Outside of neuroscience, snRNA-seq has also been used in other research areas. In 2019, Haojia et al compared both scRNA-seq and snRNA-seq in a genomic study around the kidney. They found snRNA-seq accomplishes an equivalent gene detection rate to that of scRNA-seq in adult kidney with several significant advantages (including compatibility with frozen samples, reduced dissociation bias and so on ). In 2019, Joshi et al used snRNA-seq in a human lung biology study in which they found snRNA-seq allowed unbiased identification of cell types from frozen healthy and fibrotic lung tissues. Adult mammalian heart tissue can be extremely hard to dissociate without damaging cells, which does not allow for easy sequencing of the tissue. However, in 2020, German scientists presented the first report of sequencing an adult mammalian heart by using snRNA-seq and were able to provide practical cell‐type distributions within the heart

== Pros and cons of snRNA-seq ==

=== Pros ===

1. In scRNA-seq, the dissociation process may impair some sensitive cells and some cells in certain tissues (e.g. collagenous matrix) can be extremely hard to dissociate.

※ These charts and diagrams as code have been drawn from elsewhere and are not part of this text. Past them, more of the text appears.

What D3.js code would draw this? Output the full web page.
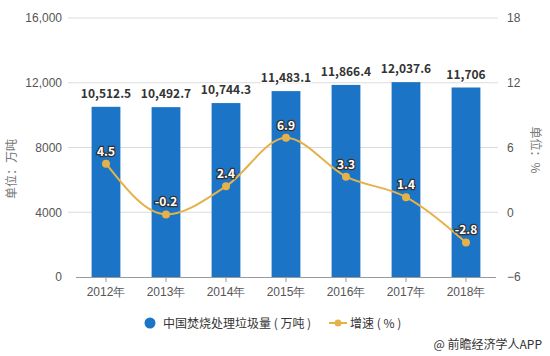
<!DOCTYPE html>
<html><head><meta charset="utf-8">
<script src="https://cdn.jsdelivr.net/npm/d3@7"></script>
<style>
body{margin:0;background:#fff;}
svg{display:block;font-family:"Noto Sans CJK SC","Noto Sans",sans-serif;}
</style></head>
<body>
<svg id="c" width="550" height="356"></svg>
<script>
const years = ["2012年","2013年","2014年","2015年","2016年","2017年","2018年"];
const volume = [10512.5,10492.7,10744.3,11483.1,11866.4,12037.6,11706];
const volumeLabels = ["10,512.5","10,492.7","10,744.3","11,483.1","11,866.4","12,037.6","11,706"];
const growth = [4.5,-0.2,2.4,6.9,3.3,1.4,-2.8];
const leftTicks = [0,4000,8000,12000,16000];
const leftTickLabels = ["0","4000","8000","12,000","16,000"];
const rightTicks = [-6,0,6,12,18];
const seriesNames = ["中国焚烧处理垃圾量 ( 万吨 )","增速 ( % )"];

const svg = d3.select("#c");
const blue = "#1b74c5", gold = "#e5b24a";
const x = d3.scaleBand().domain(years).range([76,496]).paddingInner(0.52).paddingOuter(0.26);
const xc = d => x(d) + x.bandwidth()/2;
const yL = d3.scaleLinear().domain([0,16000]).range([277,18]);
const yR = d3.scaleLinear().domain([-6,18]).range([277,18]);

// gridlines
svg.append("g").selectAll("line").data(leftTicks.slice(1)).join("line")
  .attr("x1",68).attr("x2",498).attr("y1",d=>yL(d)).attr("y2",d=>yL(d))
  .attr("stroke","#dcdcdc").attr("stroke-width",1);

// left axis labels
const gl = svg.append("g").attr("transform","translate(62,0)")
  .call(d3.axisLeft(yL).tickValues(leftTicks).tickFormat((d,i)=>leftTickLabels[i]).tickSize(0).tickPadding(0));
gl.select(".domain").remove();
gl.selectAll("text").attr("fill","#555").attr("font-size",12).style("font-family","inherit");

// right axis labels
const gr = svg.append("g").attr("transform","translate(507,0)")
  .call(d3.axisRight(yR).tickValues(rightTicks).tickSize(0).tickPadding(0));
gr.select(".domain").remove();
gr.selectAll("text").attr("fill","#555").attr("font-size",12).style("font-family","inherit");

// bars
svg.append("g").selectAll("rect").data(volume).join("rect")
  .attr("x",(d,i)=>x(years[i])).attr("width",x.bandwidth())
  .attr("y",d=>yL(d)).attr("height",d=>yL(0)-yL(d)).attr("fill",blue);

// x axis
const gx = svg.append("g").attr("transform","translate(0,277)")
  .call(d3.axisBottom(x).tickSizeOuter(0).tickSizeInner(5).tickPadding(5));
gx.select(".domain").attr("stroke","#999").attr("d","M76,0.5H496");
gx.selectAll(".tick line").attr("stroke","#999");
gx.selectAll("text").attr("fill","#555").attr("font-size",12).style("font-family","inherit");

// bar labels
svg.append("g").selectAll("text").data(volume).join("text")
  .attr("x",(d,i)=>xc(years[i])).attr("y",d=>yL(d)-9)
  .attr("text-anchor","middle").attr("font-size",12).attr("font-weight","bold")
  .attr("fill","#333").attr("stroke","#fff").attr("stroke-width",2).attr("paint-order","stroke")
  .text((d,i)=>volumeLabels[i]);

// line
const line = d3.line().x((d,i)=>xc(years[i])).y(d=>yR(d)).curve(d3.curveMonotoneX);
svg.append("path").datum(growth).attr("d",line).attr("fill","none").attr("stroke",gold).attr("stroke-width",2);
svg.append("g").selectAll("circle").data(growth).join("circle")
  .attr("cx",(d,i)=>xc(years[i])).attr("cy",d=>yR(d)).attr("r",4).attr("fill",gold);
svg.append("g").selectAll("text").data(growth).join("text")
  .attr("x",(d,i)=>xc(years[i])).attr("y",d=>yR(d)-8)
  .attr("text-anchor","middle").attr("font-size",12).attr("font-weight","bold")
  .attr("fill","#fff").attr("stroke","#333").attr("stroke-width",2.5).attr("paint-order","stroke")
  .text(d=>d);

// axis titles
svg.append("text").attr("transform","translate(16,169) rotate(-90)").attr("text-anchor","middle")
  .attr("font-size",12).attr("fill","#777").text("单位：万吨");
svg.append("text").attr("transform","translate(531,150) rotate(90)").attr("text-anchor","middle")
  .attr("font-size",12).attr("fill","#777").text("单位：%");

// legend
const lg = svg.append("g");
lg.append("circle").attr("cx",150).attr("cy",323).attr("r",5.5).attr("fill",blue);
lg.append("text").attr("x",163).attr("y",327.5).attr("font-size",12).attr("fill","#333").text(seriesNames[0]);
lg.append("line").attr("x1",329).attr("x2",347).attr("y1",323).attr("y2",323).attr("stroke",gold).attr("stroke-width",2);
lg.append("circle").attr("cx",338).attr("cy",323).attr("r",3.5).attr("fill",gold);
lg.append("text").attr("x",350).attr("y",327.5).attr("font-size",12).attr("fill","#333").text(seriesNames[1]);

// footer
svg.append("text").attr("x",542).attr("y",349).attr("text-anchor","end").attr("font-size",12)
  .attr("fill","#333").text("@ 前瞻经济学人APP");
</script>
</body></html>
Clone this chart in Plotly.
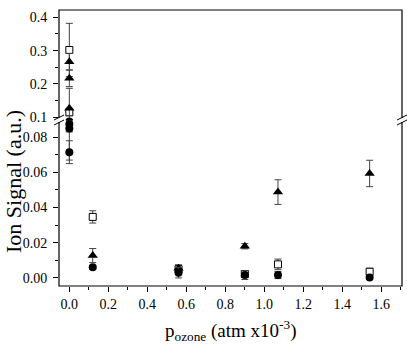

Such issues can be prevented in snRNA-seq as we only need to isolate a single nucleus instead of an entire single cell.
2. Unlike scRNA-seq, snRNA-seq has quick and mild nuclei dissociation protocols that would forestall technical issues emerging from heating, protease digestion.
3. snRNA-seq works very well for preserved/frozen tissues.

=== Cons ===

1. Sequencing RNA in the cytoplasm (gene isoforms, RNA in mitochondria and chloroplast etc.) is not possible, as snRNA-seq mostly measures nuclear transcripts.